As the world’s energy requirements continue to grow, engineers and designers spanning all industrial sectors are looking for the ‘fuel of the future’. Of all the contenders, hydrogen has been making small waves, particularly in the automotive industry.

There are already hydro-fuel cars on the market, but there are limitations to their uses. The biggest being the ability to refuel while on the road. These cars have a longer range than electric cars, but with only around 10 fuelling stations in the UK to date, long journeys would require careful planning.

It’s not a fuel that will go away, if the Hyundai Motor Group’s latest announcement is anything to go by. In its FCEV Vision 2030 plan, it aims to boost the production of hydrogen fuel-cell systems to 700,000 units a year by 2030. Toyota hopes to sell 30,000 fuel-cell Mirais a year around the world by 2020.

Here in the UK, the team at Riversimple are working on the Rasa from their Welsh base. This experimental car uses a low-powered hydrogen fuel cell and a body made from lightweight composites. The prototype is thought to have a range of 300 miles with zero emissions. Public opinion has so far been positive.

More than cars

It’s not just in the consumer cars market where hydrogen power has been gaining momentum. Still in vehicle production, the Alstom Coradia iLint is the world’s first hydrogen-powered train, manufactured in Germany where it has entered commercial service (as of September 2018).

The European Marine Energy Centre Ltd, based in Orkney, Scotland, is very much at the forefront of innovation when it comes to hydrogen-based projects. It’s working on building a Hydrogen Territory in the Orkney Islands, as part of the EU’s Building Innovative Green Hydrogen systems in an Isolated Territory (BIG HIT) project.

The island uses wind and tidal generators to create energy, but due to its location in the stormy seas, there is often more energy created than the power grid can accept. Being able to harness this energy and store it reduces a reliance on fossil fuels. By splitting the collected water into hydrogen and oxygen, then storing the hydrogen as compressed gas, the energy can be used at a later date in fuel cells as power for vehicles and heating systems, for example.

The hydrogen advantage

Hydrogen is a clean energy source that can be produced from renewable energy or nuclear energy. From an economic point of view, it can be produced in volume within the UK, without relying on foreign imported oil. Hydrogen has natural advantages by being the lightest element, but also the highest energy content of any common fuel by weight. The only by-products of hydrogen fuel cells are pure water and heat.

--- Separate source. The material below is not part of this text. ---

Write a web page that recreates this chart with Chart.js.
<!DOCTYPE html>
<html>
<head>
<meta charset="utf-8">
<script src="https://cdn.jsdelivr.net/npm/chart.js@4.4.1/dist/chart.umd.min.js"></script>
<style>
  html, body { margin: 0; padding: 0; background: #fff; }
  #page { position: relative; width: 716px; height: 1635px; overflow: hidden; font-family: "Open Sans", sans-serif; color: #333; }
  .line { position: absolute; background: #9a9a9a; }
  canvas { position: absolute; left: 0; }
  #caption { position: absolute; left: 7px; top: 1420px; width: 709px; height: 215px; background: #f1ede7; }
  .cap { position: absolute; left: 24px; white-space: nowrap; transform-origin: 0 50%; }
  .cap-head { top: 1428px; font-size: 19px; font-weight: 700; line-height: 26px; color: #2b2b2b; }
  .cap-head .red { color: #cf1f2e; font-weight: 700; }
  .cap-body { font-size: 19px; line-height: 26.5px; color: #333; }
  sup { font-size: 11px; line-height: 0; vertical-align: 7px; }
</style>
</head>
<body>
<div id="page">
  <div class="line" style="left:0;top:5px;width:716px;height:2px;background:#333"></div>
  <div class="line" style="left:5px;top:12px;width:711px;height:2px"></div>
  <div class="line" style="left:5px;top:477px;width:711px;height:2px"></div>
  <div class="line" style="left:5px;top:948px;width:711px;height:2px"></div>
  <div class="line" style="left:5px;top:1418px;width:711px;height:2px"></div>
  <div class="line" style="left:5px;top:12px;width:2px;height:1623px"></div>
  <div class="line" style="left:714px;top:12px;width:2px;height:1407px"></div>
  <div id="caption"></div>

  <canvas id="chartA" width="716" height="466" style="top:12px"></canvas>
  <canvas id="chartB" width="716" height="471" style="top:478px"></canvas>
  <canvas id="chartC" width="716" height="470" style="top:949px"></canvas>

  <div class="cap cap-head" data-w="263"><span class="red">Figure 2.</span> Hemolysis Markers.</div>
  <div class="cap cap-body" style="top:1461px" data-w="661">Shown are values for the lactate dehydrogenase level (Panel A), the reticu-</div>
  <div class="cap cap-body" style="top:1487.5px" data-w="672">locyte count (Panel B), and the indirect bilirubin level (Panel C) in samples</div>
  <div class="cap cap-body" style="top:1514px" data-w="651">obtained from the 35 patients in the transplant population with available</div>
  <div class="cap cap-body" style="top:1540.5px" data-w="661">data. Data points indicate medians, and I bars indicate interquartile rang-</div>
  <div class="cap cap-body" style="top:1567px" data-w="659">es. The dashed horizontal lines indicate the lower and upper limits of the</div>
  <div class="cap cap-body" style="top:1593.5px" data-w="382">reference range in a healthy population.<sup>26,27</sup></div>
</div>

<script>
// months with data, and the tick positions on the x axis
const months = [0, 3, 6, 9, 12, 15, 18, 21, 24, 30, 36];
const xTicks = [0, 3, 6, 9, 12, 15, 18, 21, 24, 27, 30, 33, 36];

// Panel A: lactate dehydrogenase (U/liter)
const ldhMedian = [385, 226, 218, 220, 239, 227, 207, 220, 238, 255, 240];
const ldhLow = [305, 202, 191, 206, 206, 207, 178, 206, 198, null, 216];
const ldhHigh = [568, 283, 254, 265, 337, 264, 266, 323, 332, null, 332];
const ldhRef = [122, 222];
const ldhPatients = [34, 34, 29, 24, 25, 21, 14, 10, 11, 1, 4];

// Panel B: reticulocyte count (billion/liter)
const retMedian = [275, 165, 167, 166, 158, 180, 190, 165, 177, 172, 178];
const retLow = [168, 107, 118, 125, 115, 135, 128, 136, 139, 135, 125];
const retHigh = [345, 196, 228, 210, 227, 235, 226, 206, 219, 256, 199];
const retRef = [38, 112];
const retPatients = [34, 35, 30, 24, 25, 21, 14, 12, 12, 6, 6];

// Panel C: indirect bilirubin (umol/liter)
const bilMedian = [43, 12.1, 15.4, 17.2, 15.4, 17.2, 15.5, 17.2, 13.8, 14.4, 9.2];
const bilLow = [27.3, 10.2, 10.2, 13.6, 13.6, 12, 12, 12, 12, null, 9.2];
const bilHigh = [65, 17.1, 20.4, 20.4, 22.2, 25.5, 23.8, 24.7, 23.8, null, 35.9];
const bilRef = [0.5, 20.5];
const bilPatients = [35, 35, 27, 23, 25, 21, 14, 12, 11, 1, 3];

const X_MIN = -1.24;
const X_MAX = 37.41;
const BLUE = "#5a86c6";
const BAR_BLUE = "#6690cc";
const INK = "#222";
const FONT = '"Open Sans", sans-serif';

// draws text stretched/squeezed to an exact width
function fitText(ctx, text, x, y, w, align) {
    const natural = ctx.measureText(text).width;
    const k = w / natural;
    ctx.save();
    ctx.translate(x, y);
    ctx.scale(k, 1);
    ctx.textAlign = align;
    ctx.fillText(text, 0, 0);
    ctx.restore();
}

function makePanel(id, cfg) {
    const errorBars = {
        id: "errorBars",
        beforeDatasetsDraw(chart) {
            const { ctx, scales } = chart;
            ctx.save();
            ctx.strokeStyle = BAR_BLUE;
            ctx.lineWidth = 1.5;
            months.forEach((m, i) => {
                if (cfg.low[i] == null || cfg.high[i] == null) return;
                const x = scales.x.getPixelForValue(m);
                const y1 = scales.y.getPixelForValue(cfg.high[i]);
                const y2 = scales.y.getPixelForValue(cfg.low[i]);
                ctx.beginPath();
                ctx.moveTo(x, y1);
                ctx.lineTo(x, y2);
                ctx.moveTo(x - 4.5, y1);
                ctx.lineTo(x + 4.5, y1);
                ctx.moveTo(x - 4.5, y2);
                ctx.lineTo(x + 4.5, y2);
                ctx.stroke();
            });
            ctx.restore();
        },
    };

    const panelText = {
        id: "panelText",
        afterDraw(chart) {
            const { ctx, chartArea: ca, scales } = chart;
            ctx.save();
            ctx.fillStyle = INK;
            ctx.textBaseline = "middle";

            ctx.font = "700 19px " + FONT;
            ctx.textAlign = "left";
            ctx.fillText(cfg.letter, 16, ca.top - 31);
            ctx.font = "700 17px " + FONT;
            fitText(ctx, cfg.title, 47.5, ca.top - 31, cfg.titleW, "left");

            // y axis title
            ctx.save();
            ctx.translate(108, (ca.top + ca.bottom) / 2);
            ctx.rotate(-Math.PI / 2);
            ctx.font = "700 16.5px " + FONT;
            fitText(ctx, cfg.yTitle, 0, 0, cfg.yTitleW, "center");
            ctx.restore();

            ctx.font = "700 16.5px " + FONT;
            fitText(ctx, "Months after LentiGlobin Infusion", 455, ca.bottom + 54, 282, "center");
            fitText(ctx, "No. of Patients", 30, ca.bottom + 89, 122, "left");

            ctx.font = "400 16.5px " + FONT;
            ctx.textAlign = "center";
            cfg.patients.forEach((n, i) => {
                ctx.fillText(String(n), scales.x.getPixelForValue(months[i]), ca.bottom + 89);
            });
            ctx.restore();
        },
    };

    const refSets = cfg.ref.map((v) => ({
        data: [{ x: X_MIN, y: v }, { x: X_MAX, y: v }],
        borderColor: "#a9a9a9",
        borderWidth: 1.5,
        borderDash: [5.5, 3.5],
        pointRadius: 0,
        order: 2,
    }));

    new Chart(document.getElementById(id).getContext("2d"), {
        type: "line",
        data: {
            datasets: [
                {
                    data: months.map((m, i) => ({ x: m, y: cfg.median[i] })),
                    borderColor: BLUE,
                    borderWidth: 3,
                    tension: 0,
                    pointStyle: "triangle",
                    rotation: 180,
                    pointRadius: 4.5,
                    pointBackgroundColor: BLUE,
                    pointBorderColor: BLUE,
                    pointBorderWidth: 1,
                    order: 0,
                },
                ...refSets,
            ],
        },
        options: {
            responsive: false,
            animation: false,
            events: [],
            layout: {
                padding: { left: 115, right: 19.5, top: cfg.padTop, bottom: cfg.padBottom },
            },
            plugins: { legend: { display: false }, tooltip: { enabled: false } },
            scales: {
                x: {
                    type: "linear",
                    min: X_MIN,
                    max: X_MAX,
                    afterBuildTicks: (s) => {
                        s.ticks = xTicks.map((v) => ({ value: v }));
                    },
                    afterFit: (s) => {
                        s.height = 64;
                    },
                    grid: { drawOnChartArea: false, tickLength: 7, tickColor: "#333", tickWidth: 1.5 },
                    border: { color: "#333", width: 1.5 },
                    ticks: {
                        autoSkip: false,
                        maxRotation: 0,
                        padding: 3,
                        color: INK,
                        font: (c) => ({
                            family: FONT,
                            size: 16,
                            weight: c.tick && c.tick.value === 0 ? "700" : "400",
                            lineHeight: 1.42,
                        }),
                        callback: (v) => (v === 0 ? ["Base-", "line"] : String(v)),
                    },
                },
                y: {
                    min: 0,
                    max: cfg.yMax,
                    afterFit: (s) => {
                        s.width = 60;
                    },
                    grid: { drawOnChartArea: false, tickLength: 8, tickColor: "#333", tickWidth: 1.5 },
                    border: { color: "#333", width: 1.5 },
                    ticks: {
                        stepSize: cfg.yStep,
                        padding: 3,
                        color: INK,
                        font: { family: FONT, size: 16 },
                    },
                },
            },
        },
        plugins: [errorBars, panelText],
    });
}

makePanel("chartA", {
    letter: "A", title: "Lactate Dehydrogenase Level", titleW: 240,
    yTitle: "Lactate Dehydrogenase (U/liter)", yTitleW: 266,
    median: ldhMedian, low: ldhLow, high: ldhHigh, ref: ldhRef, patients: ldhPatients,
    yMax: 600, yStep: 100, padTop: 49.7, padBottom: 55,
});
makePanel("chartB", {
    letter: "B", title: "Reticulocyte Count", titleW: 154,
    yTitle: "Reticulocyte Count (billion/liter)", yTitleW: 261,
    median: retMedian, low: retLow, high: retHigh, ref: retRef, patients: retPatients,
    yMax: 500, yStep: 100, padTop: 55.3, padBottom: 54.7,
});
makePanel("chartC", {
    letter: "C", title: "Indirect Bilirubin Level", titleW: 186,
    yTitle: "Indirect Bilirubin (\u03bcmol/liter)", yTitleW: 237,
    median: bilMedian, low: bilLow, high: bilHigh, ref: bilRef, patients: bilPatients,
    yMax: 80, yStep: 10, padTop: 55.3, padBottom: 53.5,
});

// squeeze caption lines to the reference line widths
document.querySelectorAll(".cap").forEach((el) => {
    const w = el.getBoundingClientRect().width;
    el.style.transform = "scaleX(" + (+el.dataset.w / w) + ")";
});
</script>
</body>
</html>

Hydrogen is already the fuel of choice of the NASA space program. Not only can it deliver the required energy to power the shuttle or rocket, it also powers the electrical systems and produces pure water for drinking.

Over the next few years, we’re likely to see hydrogen being used in more experimental ways. It has the potential to become as important an energy carrier as electricity. Japan may have set its sights on being the world’s first ‘hydrogen society’, but it’s likely that other countries will follow suit.